Abstract

The mechanisms of healing following myocardial infarction are multifaceted. We tested the hypothesis that chronic, post‐ischemic, cardiac inflammation is regulated by CD4+ T cells through cytokine release and metabolism, and this leads to impaired cardiac function. For these studies, a mouse model of myocardial I/R (30 minutes/24 hours) was employed using wild type (WT) C57Bl/6J mice and CD4+ −/− mice. Based on several hemodynamic measures (EF, SW, dP/dtmax), the cardiac function of CD4+ −/− mice was impaired. Significant induction of monocyte chemotactic protein‐1 (1.9x; MCP‐1) and interferon gamma (3.4x; IFNγ) protein expression occurred following I/R in WT but was absent in CD4+ −/− (n=4; p<0.05). These observations suggested that CD4+ T cells play a pivotal role in the recruitment of innate immune responses following I/R. CD4+ −/− mice had increased cardiac TNFα (3x), ADAM10 (3x), ADAM17 (1.5x), and TLR‐2 (2.3x) mRNA expression relative to WT (n=5; p<0.05).
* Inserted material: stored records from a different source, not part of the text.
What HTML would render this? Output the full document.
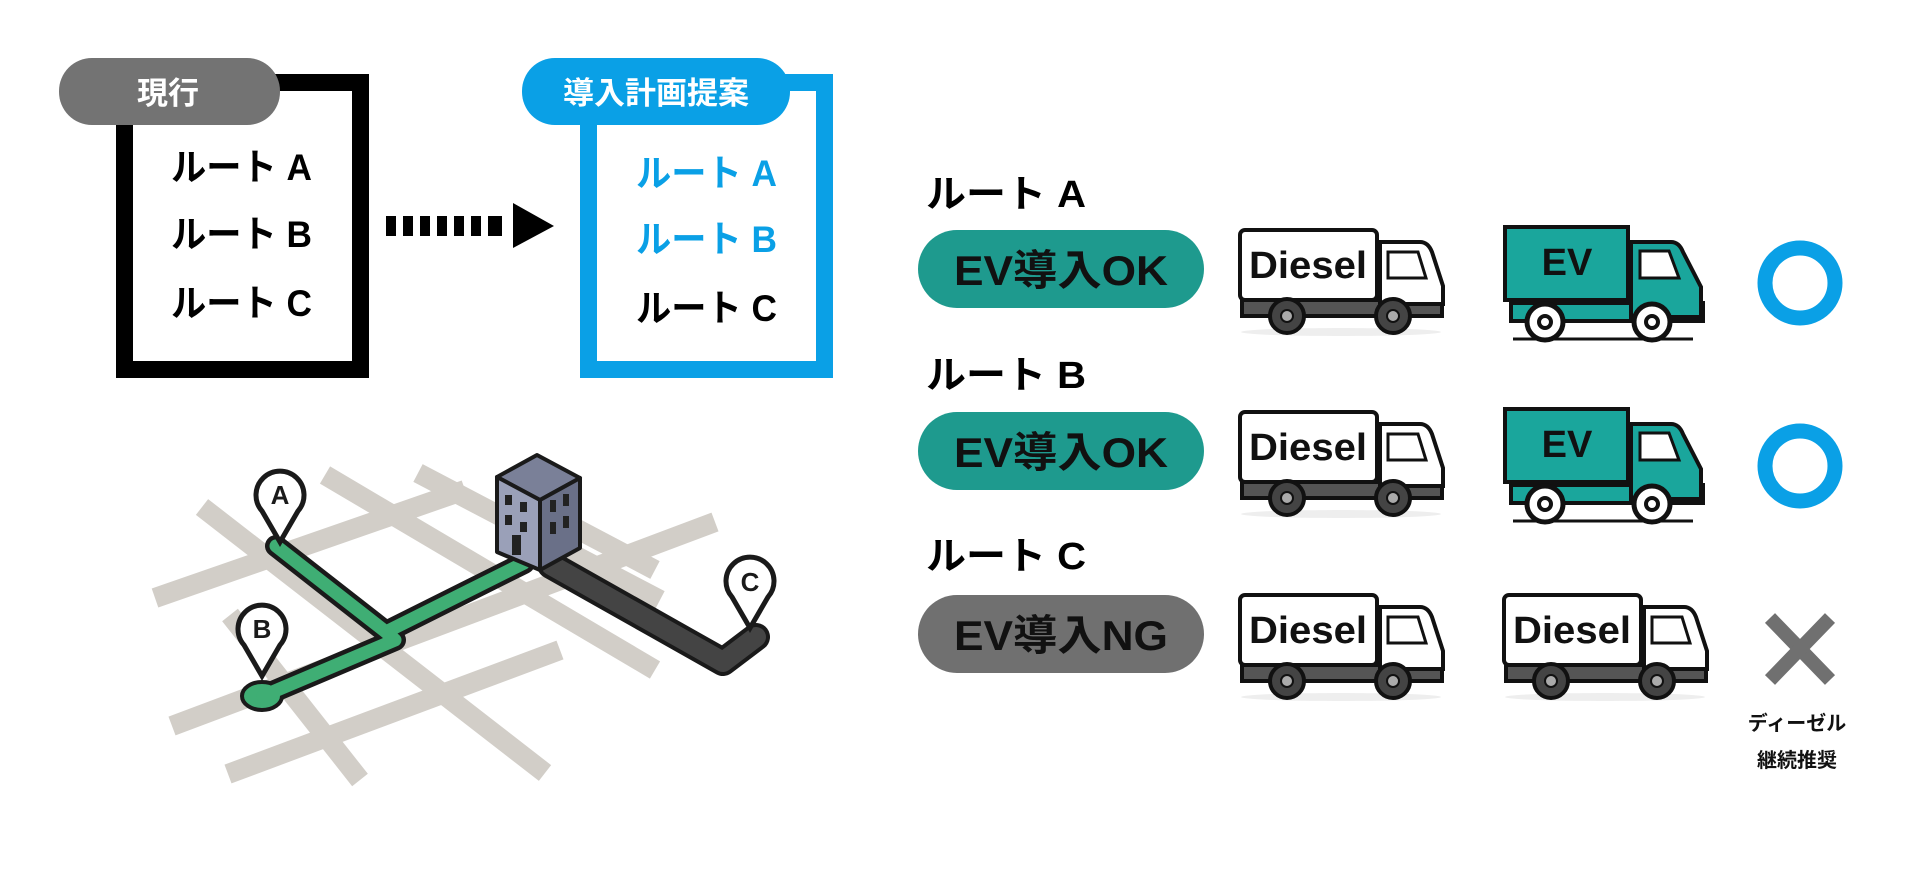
<!DOCTYPE html>
<html><head><meta charset="utf-8"><style>
html,body{margin:0;padding:0;background:#fff;width:1920px;height:869px;overflow:hidden;}
svg{display:block;}
text{font-family:"Liberation Sans","Noto Sans CJK JP",sans-serif;font-weight:bold;}
</style></head><body>
<svg width="1920" height="869" viewBox="0 0 1920 869" xmlns="http://www.w3.org/2000/svg">
<defs>
<g id="diesel">
  <ellipse cx="103" cy="104" rx="100" ry="4" fill="#eee"/>
  <rect x="4" y="72" width="200" height="16" fill="#555" stroke="#111" stroke-width="4"/>
  <path d="M142 14 H182 Q190 14 194 24 L205 58 V76 H142 Z" fill="#fff" stroke="#111" stroke-width="4"/>
  <path d="M150 24 H180 L188 50 H150 Z" fill="#fff" stroke="#111" stroke-width="3"/>
  <rect x="2" y="2" width="137" height="70" rx="5" fill="#fff" stroke="#111" stroke-width="4"/>
  <text x="70" y="50" font-size="38" text-anchor="middle" fill="#111" textLength="118" lengthAdjust="spacingAndGlyphs">Diesel</text>
  <circle cx="49" cy="88" r="17" fill="#444" stroke="#111" stroke-width="4"/><circle cx="49" cy="88" r="6" fill="#aaa" stroke="#111" stroke-width="2"/>
  <circle cx="155" cy="88" r="17" fill="#444" stroke="#111" stroke-width="4"/><circle cx="155" cy="88" r="6" fill="#aaa" stroke="#111" stroke-width="2"/>
</g>
<g id="ev">
  <line x1="10" y1="114" x2="190" y2="114" stroke="#111" stroke-width="3"/>
  <rect x="8" y="78" width="192" height="18" fill="#1aa69c" stroke="#111" stroke-width="4"/>
  <path d="M128 17 H168 Q176 17 180 27 L198 62 V92 H128 Z" fill="#1aa69c" stroke="#111" stroke-width="4"/>
  <path d="M137 26 H166 L176 53 H137 Z" fill="#fff" stroke="#111" stroke-width="3"/>
  <rect x="2" y="2" width="123" height="73" fill="#1aa69c" stroke="#111" stroke-width="4"/>
  <text x="64" y="50" font-size="38" text-anchor="middle" fill="#111">EV</text>
  <circle cx="42" cy="97" r="18" fill="#fff" stroke="#111" stroke-width="5"/><circle cx="42" cy="97" r="6" fill="#fff" stroke="#111" stroke-width="4"/>
  <circle cx="149" cy="97" r="18" fill="#fff" stroke="#111" stroke-width="5"/><circle cx="149" cy="97" r="6" fill="#fff" stroke="#111" stroke-width="4"/>
</g>
</defs>

<rect x="124.5" y="82.5" width="236" height="287" fill="#fff" stroke="#000" stroke-width="17"/>
<rect x="59" y="58" width="221" height="67" rx="33" fill="#737373"/>
<text x="168" y="104" font-size="31" fill="#fff" text-anchor="middle">現行</text>
<text x="171" y="180" font-size="37" fill="#000" textLength="141" lengthAdjust="spacingAndGlyphs">ルート A</text>
<text x="171" y="247" font-size="37" fill="#000" textLength="141" lengthAdjust="spacingAndGlyphs">ルート B</text>
<text x="171" y="316" font-size="37" fill="#000" textLength="141" lengthAdjust="spacingAndGlyphs">ルート C</text>

<g fill="#000">
<rect x="386" y="216" width="10" height="20"/><rect x="403" y="216" width="10" height="20"/><rect x="420" y="216" width="10" height="20"/><rect x="437" y="216" width="10" height="20"/><rect x="454" y="216" width="10" height="20"/><rect x="471" y="216" width="10" height="20"/><rect x="488" y="216" width="14" height="20"/>
<polygon points="513,203 554,226 513,248"/>
</g>

<rect x="588.5" y="82.5" width="236" height="287" fill="#fff" stroke="#0aa0e6" stroke-width="17"/>
<rect x="522" y="58" width="268" height="67" rx="33" fill="#0aa0e6"/>
<text x="656" y="104" font-size="31" fill="#fff" text-anchor="middle">導入計画提案</text>
<text x="636" y="186" font-size="37" fill="#0aa0e6" textLength="141" lengthAdjust="spacingAndGlyphs">ルート A</text>
<text x="636" y="252" font-size="37" fill="#0aa0e6" textLength="141" lengthAdjust="spacingAndGlyphs">ルート B</text>
<text x="636" y="321" font-size="37" fill="#000" textLength="141" lengthAdjust="spacingAndGlyphs">ルート C</text>

<g stroke="#d2cec8" stroke-width="20" stroke-linecap="butt" fill="none">
<line x1="202" y1="507" x2="545" y2="773"/>
<line x1="325" y1="475" x2="655" y2="670"/>
<line x1="418" y1="473" x2="660" y2="600"/>
<line x1="155" y1="598" x2="465" y2="490"/>
<line x1="172" y1="726" x2="715" y2="522"/>
<line x1="228" y1="774" x2="560" y2="650"/>
<line x1="230" y1="615" x2="360" y2="780"/>
<line x1="560" y1="520" x2="655" y2="570"/>
</g>
<g fill="none" stroke-linecap="round" stroke-linejoin="round">
<polyline points="276,546 386,632 524,563" stroke="#1a1a1a" stroke-width="22"/>
<polyline points="386,632 395,640 263,696" stroke="#1a1a1a" stroke-width="22"/>
<ellipse cx="262" cy="696" rx="20" ry="14" fill="#3fae74" stroke="#1a1a1a" stroke-width="4"/>
<polyline points="276,546 386,632 524,563" stroke="#3fae74" stroke-width="13"/>
<polyline points="386,632 395,640 263,696" stroke="#3fae74" stroke-width="13"/>
<polyline points="551,565 723,662 756,637" stroke="#1a1a1a" stroke-width="28"/>
<polyline points="551,565 723,662 756,637" stroke="#444" stroke-width="20"/>
</g>
<g stroke="#1a1a1a" stroke-width="4" stroke-linejoin="round">
<polygon points="497,477 537,455 580,478 540,500" fill="#7a8098"/>
<polygon points="497,477 540,500 540,570 497,552" fill="#9aa0b8"/>
<polygon points="540,500 580,478 580,548 540,570" fill="#6a7088"/>
</g>
<g fill="#222">
<rect x="505" y="495" width="7" height="10"/><rect x="520" y="502" width="7" height="10"/><rect x="505" y="515" width="7" height="10"/><rect x="520" y="522" width="7" height="10"/><rect x="512" y="535" width="9" height="20"/>
<rect x="550" y="500" width="6" height="12"/><rect x="563" y="494" width="6" height="12"/><rect x="550" y="522" width="6" height="12"/><rect x="563" y="516" width="6" height="12"/>
</g>
<g stroke="#1a1a1a" stroke-width="5" fill="#fff">
<path d="M280 542 L262 511 A24 24 0 1 1 298 511 Z"/>
<path d="M262 676 L244 645 A24 24 0 1 1 280 645 Z"/>
<path d="M750 628 L732 597 A24 24 0 1 1 768 597 Z"/>
</g>
<g font-size="26" fill="#1a1a1a" text-anchor="middle">
<text x="280" y="504">A</text><text x="262" y="638">B</text><text x="750" y="591">C</text>
</g>

<g font-size="38" fill="#000">
<text x="926" y="207" textLength="160" lengthAdjust="spacingAndGlyphs">ルート A</text>
<text x="926" y="388" textLength="160" lengthAdjust="spacingAndGlyphs">ルート B</text>
<text x="926" y="569" textLength="160" lengthAdjust="spacingAndGlyphs">ルート C</text>
</g>
<rect x="918" y="230" width="286" height="78" rx="39" fill="#1e9a8e"/>
<rect x="918" y="412" width="286" height="78" rx="39" fill="#1e9a8e"/>
<rect x="918" y="595" width="286" height="78" rx="39" fill="#707070"/>
<g font-size="42" fill="#111" text-anchor="middle">
<text x="1061" y="285" textLength="214" lengthAdjust="spacingAndGlyphs">EV導入OK</text>
<text x="1061" y="467" textLength="214" lengthAdjust="spacingAndGlyphs">EV導入OK</text>
<text x="1061" y="650" textLength="214" lengthAdjust="spacingAndGlyphs">EV導入NG</text>
</g>

<use href="#diesel" x="1238" y="228"/>
<use href="#diesel" x="1238" y="410"/>
<use href="#diesel" x="1238" y="593"/>
<use href="#ev" x="1503" y="225"/>
<use href="#ev" x="1503" y="407"/>
<use href="#diesel" x="1502" y="593"/>

<circle cx="1800" cy="283" r="35" fill="none" stroke="#0aa0e6" stroke-width="15"/>
<circle cx="1800" cy="466" r="35" fill="none" stroke="#0aa0e6" stroke-width="15"/>
<g stroke="#707070" stroke-width="14">
<line x1="1770" y1="618" x2="1830" y2="680"/><line x1="1830" y1="618" x2="1770" y2="680"/>
</g>
<text x="1797" y="730" font-size="20" fill="#111" text-anchor="middle">ディーゼル</text>
<text x="1797" y="767" font-size="20" fill="#111" text-anchor="middle">継続推奨</text>
</svg>
</body></html>
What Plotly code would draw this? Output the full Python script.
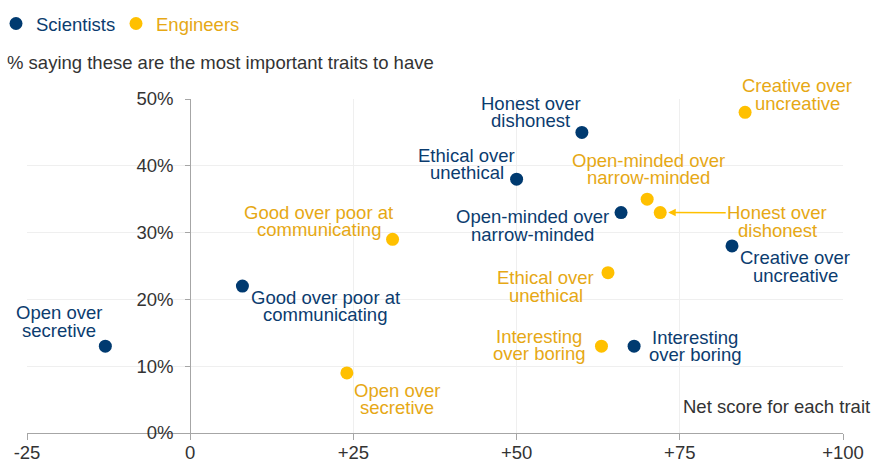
import plotly.graph_objects as go

# ---- data ----
x_tick_vals = [-25, 0, 25, 50, 75, 100]
x_tick_text = ["-25", "0", "+25", "+50", "+75", "+100"]
y_tick_vals = [0, 10, 20, 30, 40, 50]
y_tick_text = ["0%", "10%", "20%", "30%", "40%", "50%"]

sci_labels = ["Open over<br>secretive", "Good over poor at<br>communicating",
              "Ethical over<br>unethical", "Honest over<br>dishonest",
              "Open-minded over<br>narrow-minded", "Creative over<br>uncreative",
              "Interesting<br>over boring"]
sci_net = [-13, 8, 50, 60, 66, 83, 68]
sci_pct = [13, 22, 38, 45, 33, 28, 13]

eng_labels = ["Open over<br>secretive", "Good over poor at<br>communicating",
              "Ethical over<br>unethical", "Interesting<br>over boring",
              "Open-minded over<br>narrow-minded", "Honest over<br>dishonest",
              "Creative over<br>uncreative"]
eng_net = [24, 31, 64, 63, 70, 72, 85]
eng_pct = [9, 29, 24, 13, 35, 33, 48]

# ---- styling / label placement (pixel offsets of label centre from point) ----
SCI_MARK = "#003A70"
SCI_TEXT = "#0B3C6F"
ENG_MARK = "#FFC000"
ENG_TEXT = "#E6A815"
FONT = "Liberation Sans, Arial, sans-serif"
FS = 18.5
LINE_H = 17.5

sci_offsets = [(-46, -24.5), (83, 20), (-50, -15), (-51, -20.5), (-89, 13), (63, 20.5), (61, 0)]
eng_offsets = [(50, 26), (-74, -18.5), (-62, 14), (-62, -1), (1, -30), (117, 9), (52, -18)]
eng_arrow_index = 5

fig = go.Figure()
fig.add_trace(go.Scatter(
    x=sci_net, y=sci_pct, mode="markers", legend="legend",
    name=f"<span style='color:{SCI_TEXT}'>Scientists</span>",
    marker=dict(color=SCI_MARK, size=13), hoverinfo="skip"))
fig.add_trace(go.Scatter(
    x=eng_net, y=eng_pct, mode="markers", legend="legend2",
    name=f"<span style='color:{ENG_TEXT}'>Engineers</span>",
    marker=dict(color=ENG_MARK, size=13), hoverinfo="skip"))

annotations = []


def add_labels(xs, ys, labels, offsets, color, arrow_idx=None):
    for i, (x, y, lab) in enumerate(zip(xs, ys, labels)):
        dx, dy = offsets[i]
        lines = lab.split("<br>")
        n = len(lines)
        for j, line in enumerate(lines):
            ly = dy + (j - (n - 1) / 2) * LINE_H
            if arrow_idx is not None and i == arrow_idx and j == 0:
                annotations.append(dict(
                    x=x, y=y, xref="x", yref="y", text=line,
                    showarrow=True, ax=dx, ay=ly, axref="pixel", ayref="pixel",
                    arrowhead=2, arrowsize=1, arrowwidth=1.5, arrowcolor=ENG_MARK,
                    standoff=8, font=dict(family=FONT, size=FS, color=color)))
            else:
                annotations.append(dict(
                    x=x, y=y, xref="x", yref="y", text=line, showarrow=False,
                    xanchor="center", yanchor="middle", xshift=dx, yshift=-ly,
                    font=dict(family=FONT, size=FS, color=color)))


add_labels(sci_net, sci_pct, sci_labels, sci_offsets, SCI_TEXT)
add_labels(eng_net, eng_pct, eng_labels, eng_offsets, ENG_TEXT, eng_arrow_index)

annotations.append(dict(
    x=-0.027, y=1.108, xref="paper", yref="paper", xanchor="left", yanchor="middle",
    text="% saying these are the most important traits to have", showarrow=False,
    font=dict(family=FONT, size=FS, color="#333333")))
annotations.append(dict(
    x=1.0355, y=0.078, xref="paper", yref="paper", xanchor="right", yanchor="middle",
    text="Net score for each trait", showarrow=False,
    font=dict(family=FONT, size=FS, color="#333333")))

legend_common = dict(orientation="h", xref="paper", yref="paper",
                     y=(433 - 24) / 334, xanchor="left", yanchor="middle",
                     font=dict(family=FONT, size=FS), itemsizing="trace",
                     bgcolor="rgba(0,0,0,0)")

fig.update_layout(
    width=872, height=464,
    margin=dict(l=27, r=29, t=99, b=31, autoexpand=False),
    paper_bgcolor="white", plot_bgcolor="white",
    font=dict(family=FONT, size=FS, color="#333333"),
    showlegend=True,
    legend=dict(x=(-4 - 27) / 816, **legend_common),
    legend2=dict(x=(116 - 27) / 816, **legend_common),
    annotations=annotations,
    xaxis=dict(range=[-25, 100], tickvals=x_tick_vals, ticktext=x_tick_text,
               showgrid=True, gridcolor="#efefef", gridwidth=1,
               showline=True, linecolor="#a6a6a6", linewidth=1,
               ticks="outside", ticklen=6, tickcolor="#a6a6a6", automargin=False,
               zeroline=False, ticklabelstandoff=-3,
               tickfont=dict(family=FONT, size=FS, color="#333333")),
    yaxis=dict(range=[0, 50], anchor="free", position=0.2,
               tickvals=y_tick_vals, ticktext=y_tick_text,
               showgrid=True, gridcolor="#efefef", gridwidth=1,
               showline=True, linecolor="#a6a6a6", linewidth=1,
               ticks="outside", ticklen=5, tickcolor="#a6a6a6", automargin=False,
               zeroline=False, ticklabelstandoff=8,
               tickfont=dict(family=FONT, size=FS, color="#333333")),
)

fig.write_html("out.html", config={"displayModeBar": False},
               post_script="document.body.style.margin='0';document.body.style.overflow='hidden';")
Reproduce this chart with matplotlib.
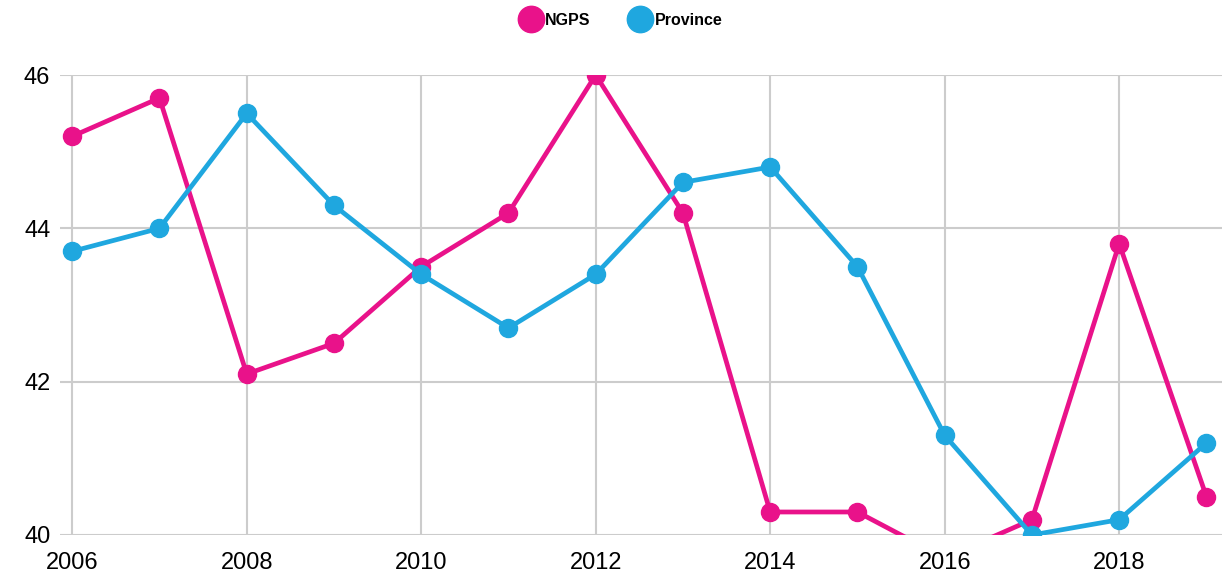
import matplotlib
matplotlib.use("Agg")
import matplotlib.pyplot as plt
from matplotlib.lines import Line2D

years = [2006, 2007, 2008, 2009, 2010, 2011, 2012, 2013, 2014, 2015, 2016, 2017, 2018, 2019]
ngps = [45.2, 45.7, 42.1, 42.5, 43.5, 44.2, 46.0, 44.2, 40.3, 40.3, 39.7, 40.2, 43.8, 40.5]
province = [43.7, 44.0, 45.5, 44.3, 43.4, 42.7, 43.4, 44.6, 44.8, 43.5, 41.3, 40.0, 40.2, 41.2]
series_names = ["NGPS", "Province"]
x_ticks = [2006, 2008, 2010, 2012, 2014, 2016, 2018]
y_ticks = [40, 42, 44, 46]

pink = "#E9128A"
blue = "#1FA7DF"

plt.rcParams['font.family'] = ['Liberation Sans', 'DejaVu Sans']

fig = plt.figure(figsize=(12.32, 5.77), dpi=100)
ax = fig.add_axes([0.0487, 0.0728, 0.9433, 0.7972])

for vals, c in [(ngps, pink), (province, blue)]:
    ax.plot(years, vals, color=c, linewidth=3.4, marker='o', markersize=13,
            solid_joinstyle='round', zorder=3, clip_on=True)

ax.set_xlim(2005.86, 2019.18)
ax.set_ylim(40, 46)
ax.set_xticks(x_ticks)
ax.set_yticks(y_ticks)
ax.set_xticklabels([str(t) for t in x_ticks], fontsize=17)
ax.set_yticklabels([str(t) for t in y_ticks], fontsize=17)
ax.grid(True, color="#cccccc", linewidth=1.5)
ax.set_axisbelow(True)
for s in ax.spines.values():
    s.set_visible(False)
ax.tick_params(axis='x', length=0, pad=12)
ax.tick_params(axis='y', length=0, pad=7)

handles = [Line2D([], [], color=c, marker='o', linestyle='none', markersize=19)
           for c in (pink, blue)]
fig.legend(handles, series_names, loc='center', bbox_to_anchor=(0.502, 0.965),
           ncol=2, frameon=False, handletextpad=-0.1, columnspacing=2.1,
           prop={'weight': 'bold', 'size': 11.5})

fig.savefig("out.png", dpi=100)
Collectively, these results suggest that CD4+ T cells mediate cardiac dysfunction via TNFα metabolism and inflammatory cascades linked to MCP‐1, IFNγ, and TLR‐2. We propose that CD4+ T cells may bridge the innate immune response to the adaptive immune response in cardiac I/R. This may provide novel mechanistic strategies to target CD4+ T cells and treat chronic reperfusion injury syndromes. Supported by HL077566, HL085119, AHA SDG and AHA 10POST3870022.